La généralisation d’Internet n’a pas effacé ces écarts : elle les déplace. L’arrivée en force de l’intelligence artificielle, la dématérialisation des services accentuent la tendance : chaque avancée technique apporte son lot de nouveaux laissés-pour-compte. Dans un monde saturé de données, savoir s’orienter, décoder l’information, protéger son identité, défendre ses droits… tout cela devient un marqueur social redoutable.

La fracture numérique n’est pas qu’un problème technique : elle pose une question de démocratie. Sous l’apparence d’une égalité d’accès, la société connectée reproduit – et parfois aggrave – des inégalités anciennes, désormais transposées dans l’espace digital.

Des vies impactées : témoignages et réalités au quotidien

Dans les villages reculés, la fracture numérique s’incarne dans la lutte quotidienne pour accéder à la moindre démarche en ligne. À Montluçon, Solange, retraitée, le raconte sans détour : impossible de renouveler sa carte vitale sans ordinateur, la mairie ne décroche plus, tout dépend de la visite hebdomadaire de sa fille.

Les jeunes peu ou pas diplômés ne sont pas épargnés. Selon l’Insee, près de 17 % des 15-29 ans n’ont pas acquis les compétences numériques de base. Conséquence directe : la galère pour décrocher un emploi, pour suivre une formation, pour s’insérer dans la société. Les études de l’observatoire de la vie numérique le confirment : sans matériel ou sans maîtrise des outils, l’accès à l’éducation et au monde du travail se ferme comme une porte blindée.

Dans les quartiers populaires, le smartphone ne fait pas tout. Sans ordinateur ni connexion fiable, les obstacles s’accumulent :

  • Quatre foyers modestes sur dix se heurtent à la complexité des services publics en ligne.
  • Le sentiment d’isolement progresse, surtout chez les aînés ou les personnes seules.

La fracture numérique ne se résume pas à une panne de réseau. Elle façonne des destins, creuse les distances, rend l’exclusion plus tenace.

fracture numérique

Vers une société plus inclusive : quelles solutions concrètes pour réduire la fracture numérique ?

Les réponses pour renforcer l’inclusion numérique essaiment partout. Associations, collectivités, entreprises : chacun s’active pour ne laisser personne sur le bord du chemin. Dans les maisons France Services, les « aidants numériques » prennent le relais, accompagnant les usagers dans le labyrinthe des démarches dématérialisées, un clic après l’autre.

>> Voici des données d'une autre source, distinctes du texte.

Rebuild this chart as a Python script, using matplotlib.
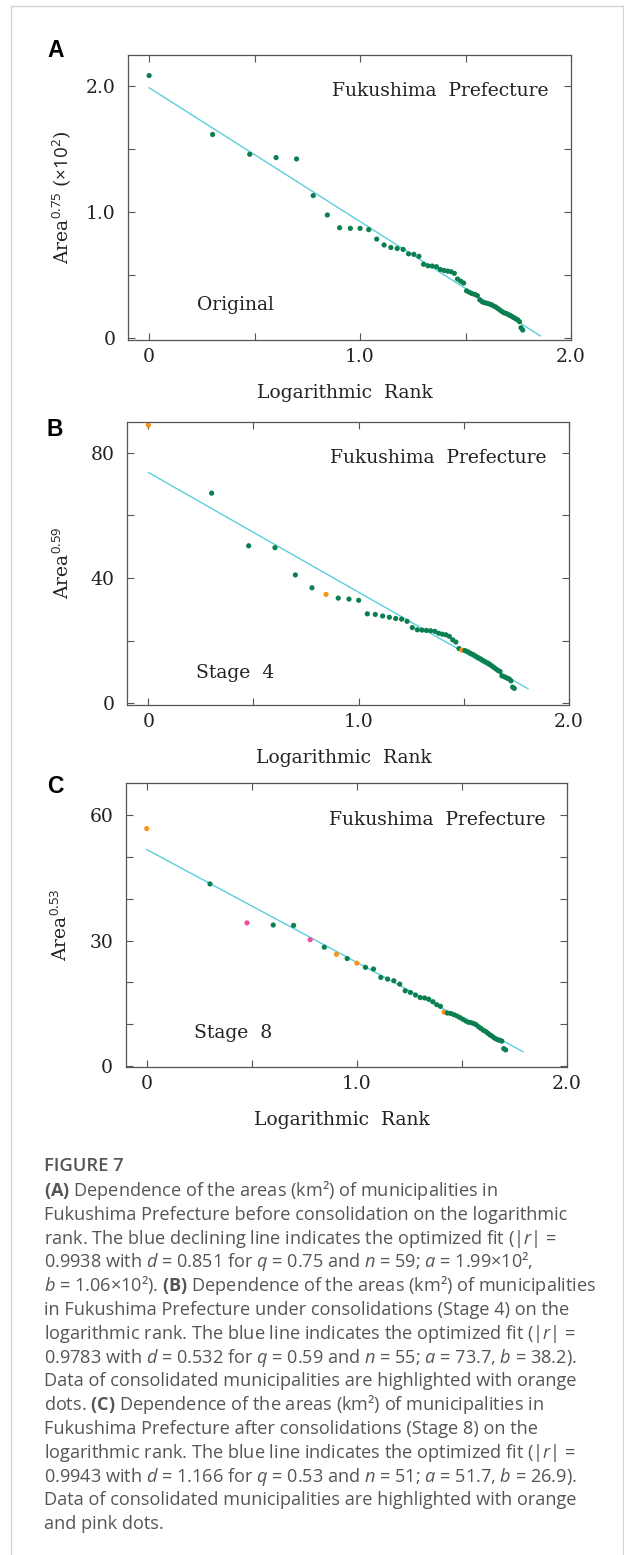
# Fukushima Prefecture municipality areas vs logarithmic rank (three stages)

import numpy as np
import matplotlib.pyplot as plt
from matplotlib.lines import Line2D

plt.rcParams['font.family'] = 'DejaVu Serif'
plt.rcParams['mathtext.fontset'] = 'custom'
plt.rcParams['mathtext.rm'] = 'Open Sans'
plt.rcParams['mathtext.it'] = 'Open Sans:italic'
plt.rcParams['mathtext.bf'] = 'Open Sans:bold'

# log10(rank) positions
log_rank = [0.000, 0.301, 0.477, 0.602, 0.699, 0.778, 0.845, 0.903, 0.954, 1.000,
            1.041, 1.079, 1.114, 1.146, 1.176, 1.204, 1.230, 1.255, 1.279, 1.301,
            1.322, 1.342, 1.362, 1.380, 1.398, 1.415, 1.431, 1.447, 1.462, 1.477,
            1.491, 1.505, 1.519, 1.531, 1.544, 1.556, 1.568, 1.580, 1.591, 1.602,
            1.613, 1.623, 1.633, 1.643, 1.653, 1.663, 1.672, 1.681, 1.690, 1.699,
            1.708, 1.716, 1.724, 1.732, 1.740, 1.748, 1.756, 1.763, 1.771]

# (A) Original, Area^0.75 (x10^2), n = 59
area_a = [2.087, 1.619, 1.462, 1.436, 1.425, 1.134, 0.980, 0.879, 0.874, 0.874,
          0.864, 0.789, 0.742, 0.722, 0.714, 0.707, 0.672, 0.668, 0.652, 0.589,
          0.577, 0.575, 0.570, 0.548, 0.540, 0.535, 0.530, 0.517, 0.472, 0.455,
          0.440, 0.378, 0.366, 0.356, 0.350, 0.340, 0.306, 0.290, 0.284, 0.279,
          0.274, 0.268, 0.258, 0.250, 0.238, 0.226, 0.215, 0.205, 0.200, 0.194,
          0.185, 0.179, 0.170, 0.163, 0.155, 0.147, 0.133, 0.085, 0.067]
fit_a_x = [0.0, 1.855]
fit_a_y = [1.99, 0.02]

# (B) Stage 4, Area^0.59, n = 55
area_b = [88.8, 67.1, 50.3, 49.7, 41.0, 36.9, 34.8, 33.6, 33.3, 32.9,
          28.6, 28.4, 27.9, 27.5, 27.1, 26.9, 26.2, 24.2, 23.5, 23.4,
          23.3, 23.2, 23.0, 22.4, 22.1, 21.9, 21.4, 20.3, 19.6, 17.5,
          17.0, 16.9, 16.5, 16.0, 15.6, 15.1, 14.6, 14.2, 13.7, 13.3,
          12.9, 12.5, 12.0, 11.5, 11.0, 10.5, 10.2, 8.8, 8.6, 8.3,
          8.0, 7.8, 7.2, 5.2, 4.8]
orange_b = [1, 7, 31]          # ranks of consolidated municipalities
fit_b_x = [0.0, 1.805]
fit_b_y = [73.7, 4.7]

# (C) Stage 8, Area^0.53, n = 51
area_c = [56.7, 43.5, 34.2, 33.7, 33.6, 30.2, 28.4, 26.7, 25.7, 24.6,
          23.6, 23.2, 21.2, 20.8, 20.4, 19.6, 18.0, 17.6, 17.0, 16.4,
          16.3, 16.0, 15.4, 14.7, 14.3, 12.9, 12.7, 12.6, 12.3, 12.0,
          11.6, 11.2, 10.8, 10.5, 10.4, 10.2, 9.9, 9.4, 9.0, 8.6,
          8.3, 7.9, 7.5, 7.2, 6.8, 6.5, 6.3, 6.2, 6.0, 4.2,
          3.9]
orange_c = [1, 8, 10, 26]
pink_c = [3, 6]
fit_c_x = [0.0, 1.79]
fit_c_y = [51.7, 3.5]

green = '#0b7f4f'
orange = '#f7941d'
pink = '#ee4f9b'
cyan = '#5ccfdb'
spine = '#555555'
ink = '#222222'


def point_colors(n, orange_ranks=(), pink_ranks=()):
    cols = [green] * n
    for r in orange_ranks:
        cols[r - 1] = orange
    for r in pink_ranks:
        cols[r - 1] = pink
    return cols


def panel(rect, letter, letter_base, y, cols, fit_x, fit_y, ylim, yticks,
          ylabels, yminor, ylabel, stage, stage_y):
    ax = fig.add_axes(rect)
    x = log_rank[:len(y)]
    ax.plot(fit_x, fit_y, color=cyan, lw=1.0, zorder=1)
    ax.scatter(x, y, c=cols, s=14, lw=0, zorder=2)
    ax.set_xlim(-0.1, 2.0)
    ax.set_ylim(*ylim)
    ax.set_xticks([0, 1.0, 2.0], ['0', '1.0', '2.0'])
    ax.set_xticks([0.5, 1.5], minor=True)
    ax.set_yticks(yticks, ylabels)
    ax.set_yticks(yminor, minor=True)
    ax.tick_params(which='both', direction='in', top=True, right=True,
                   length=5, width=0.8, color=spine, labelsize=13.5,
                   labelcolor=ink)
    ax.tick_params(axis='y', which='both', pad=9)
    ax.tick_params(axis='x', which='both', pad=6)
    for s in ax.spines.values():
        s.set_color(spine)
        s.set_linewidth(0.9)
    ax.set_xlabel('Logarithmic  Rank', fontsize=13.5, color=ink)
    ax.xaxis.set_label_coords(0.49, -0.155)
    ax.set_ylabel(ylabel, fontsize=13.5, color=ink)
    ax.yaxis.set_label_coords(-0.124, 0.5)
    ax.text(0.46, 0.872, 'Fukushima  Prefecture', transform=ax.transAxes,
            fontsize=13.5, va='center', color=ink)
    ax.text(0.155, stage_y, stage, transform=ax.transAxes,
            fontsize=13.5, va='center', color=ink)
    fig.text(47 / 624, 1 - letter_base / 1555, letter,
             family='Liberation Sans', fontweight='bold', fontsize=16.5,
             va='baseline', color='black')
    return ax


fig = plt.figure(figsize=(6.24, 15.55), dpi=100)

panel([128 / 624, 1 - 340 / 1555, 443 / 624, 285 / 1555], 'A', 57, area_a,
      point_colors(len(area_a)), fit_a_x, fit_a_y, (-0.012, 2.25),
      [0, 1.0, 2.0], ['0', '1.0', '2.0'], [0.5, 1.5],
      r'Area$^{0.75}$ ($\times10^2$)', 'Original', 0.123)

panel([127.3 / 624, 1 - 705 / 1555, 441.7 / 624, 283.3 / 1555], 'B', 436, area_b,
      point_colors(len(area_b), orange_b), fit_b_x, fit_b_y, (-0.5, 89.9),
      [0, 40, 80], ['0', '40', '80'], [20, 60],
      r'Area$^{0.59}$', 'Stage  4', 0.114)

panel([125.7 / 624, 1 - 1066.7 / 1555, 441.3 / 624, 283.4 / 1555], 'C', 793, area_c,
      point_colors(len(area_c), orange_c, pink_c), fit_c_x, fit_c_y, (-0.1, 67.5),
      [0, 30, 60], ['0', '30', '60'], [10, 20, 40, 50],
      r'Area$^{0.53}$', 'Stage  8', 0.12)

# caption
caption = [
    r'$\mathbf{(A)}$ Dependence of the areas (km²) of municipalities in',
    'Fukushima Prefecture before consolidation on the logarithmic',
    r'rank. The blue declining line indicates the optimized fit (|$r$| =',
    r'0.9938 with $d$ = 0.851 for $q$ = 0.75 and $n$ = 59; $a$ = 1.99×10²,',
    r'$b$ = 1.06×10²). $\mathbf{(B)}$ Dependence of the areas (km²) of municipalities',
    'in Fukushima Prefecture under consolidations (Stage 4) on the',
    r'logarithmic rank. The blue line indicates the optimized fit (|$r$| =',
    r'0.9783 with $d$ = 0.532 for $q$ = 0.59 and $n$ = 55; $a$ = 73.7, $b$ = 38.2).',
    'Data of consolidated municipalities are highlighted with orange',
    r'dots. $\mathbf{(C)}$ Dependence of the areas (km²) of municipalities in',
    'Fukushima Prefecture after consolidations (Stage 8) on the',
    r'logarithmic rank. The blue line indicates the optimized fit (|$r$| =',
    r'0.9943 with $d$ = 1.166 for $q$ = 0.53 and $n$ = 51; $a$ = 51.7, $b$ = 26.9).',
    'Data of consolidated municipalities are highlighted with orange',
    'and pink dots.',
]
cap_color = '#555555'
fig.text(44 / 624, 1 - 1170.7 / 1555, 'FIGURE 7', family='Open Sans',
         fontweight='semibold', fontsize=13.2, color=cap_color, va='baseline')
for i, line in enumerate(caption):
    fig.text(44 / 624, 1 - (1196 + 23.8 * i) / 1555, line, family='Open Sans',
             fontsize=13.1, color=cap_color, va='baseline')

# light card frame
frame = '#d4d4d4'
fig.add_artist(Line2D([11 / 624, 11 / 624], [0, 1 - 6 / 1555], color=frame, lw=1))
fig.add_artist(Line2D([11 / 624, 623 / 624], [1 - 6 / 1555, 1 - 6 / 1555], color=frame, lw=1))
fig.add_artist(Line2D([623 / 624, 623 / 624], [0, 1 - 6 / 1555], color=frame, lw=1))

plt.savefig('out.png', dpi=100)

L’apprentissage des compétences numériques devient un passage obligé. Des dispositifs comme le Pass Numérique, soutenu par l’État, jusqu’aux ateliers de proximité dans les médiathèques ou centres sociaux, le terrain s’organise. Sur les routes rurales, on croise désormais des bus connectés : ils s’arrêtent dans les villages pour proposer des formations pratiques à ceux qui n’ont pas franchi le pas.

  • Le Pass Numérique : dix heures d’accompagnement individuel, encadré par des médiateurs qualifiés.
  • Des ateliers gratuits dans les quartiers prioritaires sur la sécurité en ligne ou la création d’un compte pour les démarches administratives.

L’accès aux outils numériques reste un défi. Certaines villes ouvrent des espaces avec ordinateurs en libre-service, d’autres prêtent tablettes ou ordinateurs portables. Les entreprises, elles, sont incitées à donner leur matériel reconditionné à des associations engagées contre la fracture numérique.

Le plan national pour un numérique plus juste, porté par l’Agence nationale de la cohésion des territoires, veut coordonner ces efforts et offrir à chacun l’opportunité d’entrer dans la société connectée.

Face à l’écran qui divise, la société a le choix : laisser la distance s’accroître, ou inventer de nouvelles passerelles. Entre l’enfant devant sa tablette muette et celle qui file sur la fibre, il y a tout un avenir à réécrire.